begin INFORMATION SHOWN
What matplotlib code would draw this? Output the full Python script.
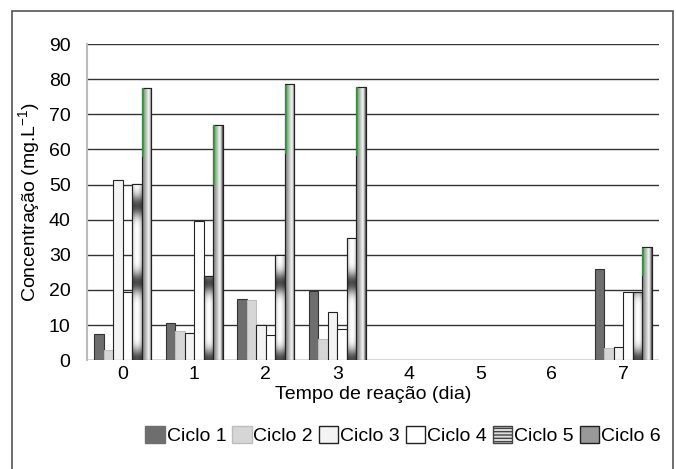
import numpy as np
import matplotlib.pyplot as plt
from matplotlib.patches import Patch, Rectangle

plt.rcParams['font.family'] = ['Liberation Sans', 'DejaVu Sans']

# data (days 4-6 have no bars)
dias = ['0', '1', '2', '3', '4', '5', '6', '7']
ciclo1 = [7.5, 10.7, 17.5, 19.6, np.nan, np.nan, np.nan, 26.1]
ciclo2 = [2.8, 8.3, 17.2, 5.9, np.nan, np.nan, np.nan, 3.5]
ciclo3 = [51.3, 7.8, 10.0, 13.6, np.nan, np.nan, np.nan, 3.7]
ciclo4 = [19.5, 39.5, 7.3, 9.0, np.nan, np.nan, np.nan, 19.3]
ciclo5 = [50.2, 24.0, 30.0, 34.9, np.nan, np.nan, np.nan, 19.3]
ciclo6 = [77.5, 67.0, 78.5, 77.8, np.nan, np.nan, np.nan, 32.2]
series = [ciclo1, ciclo2, ciclo3, ciclo4, ciclo5, ciclo6]
nomes = ['Ciclo 1', 'Ciclo 2', 'Ciclo 3', 'Ciclo 4', 'Ciclo 5', 'Ciclo 6']

fig = plt.figure(figsize=(6.76, 4.69), dpi=100)
ax = fig.add_axes([0.129, 0.232, 0.846, 0.674])

# outer frame
fig.patches.append(Rectangle((0.018, -0.05), 0.978, 1.026, transform=fig.transFigure,
                             fill=False, edgecolor='#555555', linewidth=1.2))

x = np.arange(len(dias))
w = 0.133
styles = [
    dict(color='#6e6e6e', edgecolor='#333333'),
    dict(color='#d6d6d6', edgecolor='#bdbdbd'),
    dict(color='#f3f3f3', edgecolor='#222222'),
    dict(color='#ffffff', edgecolor='#222222'),
    dict(color='#bbbbbb', edgecolor='#222222'),
    dict(color='#999999', edgecolor='#222222'),
]

ax.set_xlim(-0.5, 7.5)
ax.set_ylim(0, 90)

# gradient images used for Ciclo 5 and Ciclo 6
xs = np.linspace(0, 1, 40)
cyl = 0.55 + 0.45 * np.sin(np.pi * xs)
prof6 = np.interp(xs, [0, 0.15, 0.7, 0.85, 1.0], [0.45, 0.55, 0.97, 0.7, 0.25])
grad6 = np.outer(np.ones(60), prof6)

bars_all = []
for i, (vals, st) in enumerate(zip(series, styles)):
    off = (i - 2.5) * w
    b = ax.bar(x + off, vals, w, color=st['color'], edgecolor=st['edgecolor'],
               linewidth=0.8, zorder=3)
    bars_all.append(b)

for i in (4, 5):
    for p in bars_all[i].patches:
        h = p.get_height()
        if not np.isfinite(h) or h <= 0:
            continue
        x0 = p.get_x()
        if i == 4:
            ys = np.linspace(0, h, 80)
            band = np.cos(np.pi * ys / 22.0) ** 10
            img = np.outer(1 - 0.7 * band, 0.75 + 0.25 * np.sin(np.pi * xs))
        else:
            img = grad6
        im = ax.imshow(img, extent=(x0, x0 + w, 0, h), origin='lower', cmap='gray',
                       vmin=0, vmax=1, aspect='auto', zorder=3.5, interpolation='bilinear')
        im.set_clip_path(p)
        ax.add_patch(Rectangle((x0, 0), w, h, fill=False, edgecolor='#222222',
                               linewidth=0.8, zorder=4))
        if i == 5:
            ax.plot([x0 + w * 0.08, x0 + w * 0.08], [h * 0.75, h - 0.4], color='#22aa33',
                    linewidth=1.3, zorder=4.5)

ax.set_xlim(-0.5, 7.5)
ax.set_ylim(0, 90)
ax.set_yticks(np.arange(0, 91, 10))
ax.set_xticks(x)
ax.set_xticklabels(dias)
ax.grid(axis='y', color='#333333', linewidth=1.0, zorder=0)
ax.tick_params(axis='both', labelsize=14, length=0, pad=4)
ax.tick_params(axis='y', pad=12)
for s in ['top', 'right', 'bottom']:
    ax.spines[s].set_visible(False)
ax.spines['left'].set_color('#bbbbbb')
ax.spines['left'].set_linewidth(1.5)

ax.set_xlabel('Tempo de reação (dia)', fontsize=14, labelpad=2)
ax.set_ylabel('Concentração (mg.L$^{\\mathregular{-1}}$)', fontsize=14, labelpad=4)

handles = [
    Patch(facecolor='#6e6e6e', edgecolor='#6e6e6e'),
    Patch(facecolor='#d6d6d6', edgecolor='#bdbdbd'),
    Patch(facecolor='#f3f3f3', edgecolor='#222222'),
    Patch(facecolor='#ffffff', edgecolor='#222222'),
    Patch(facecolor='#dddddd', edgecolor='#444444', hatch='-----'),
    Patch(facecolor='#999999', edgecolor='#222222'),
]
fig.legend(handles, nomes, loc='center', bbox_to_anchor=(0.596, 0.072), ncol=6,
           frameon=False, fontsize=14, handlelength=1.0, handleheight=1.0,
           handletextpad=0.1, columnspacing=0.3, borderaxespad=0)

fig.savefig('out.png', dpi=100)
end INFORMATION SHOWN
→ **JOB**: Pictures stay out. Print the data exactly, from its first line through the line containing "plt.rcParams['font.family'] = ['Liberation".

→ **TASK SOLUTION**:
What matplotlib code would draw this? Output the full Python script.
import numpy as np
import matplotlib.pyplot as plt
from matplotlib.patches import Patch, Rectangle

plt.rcParams['font.family'] = ['Liberation Sans', 'DejaVu Sans']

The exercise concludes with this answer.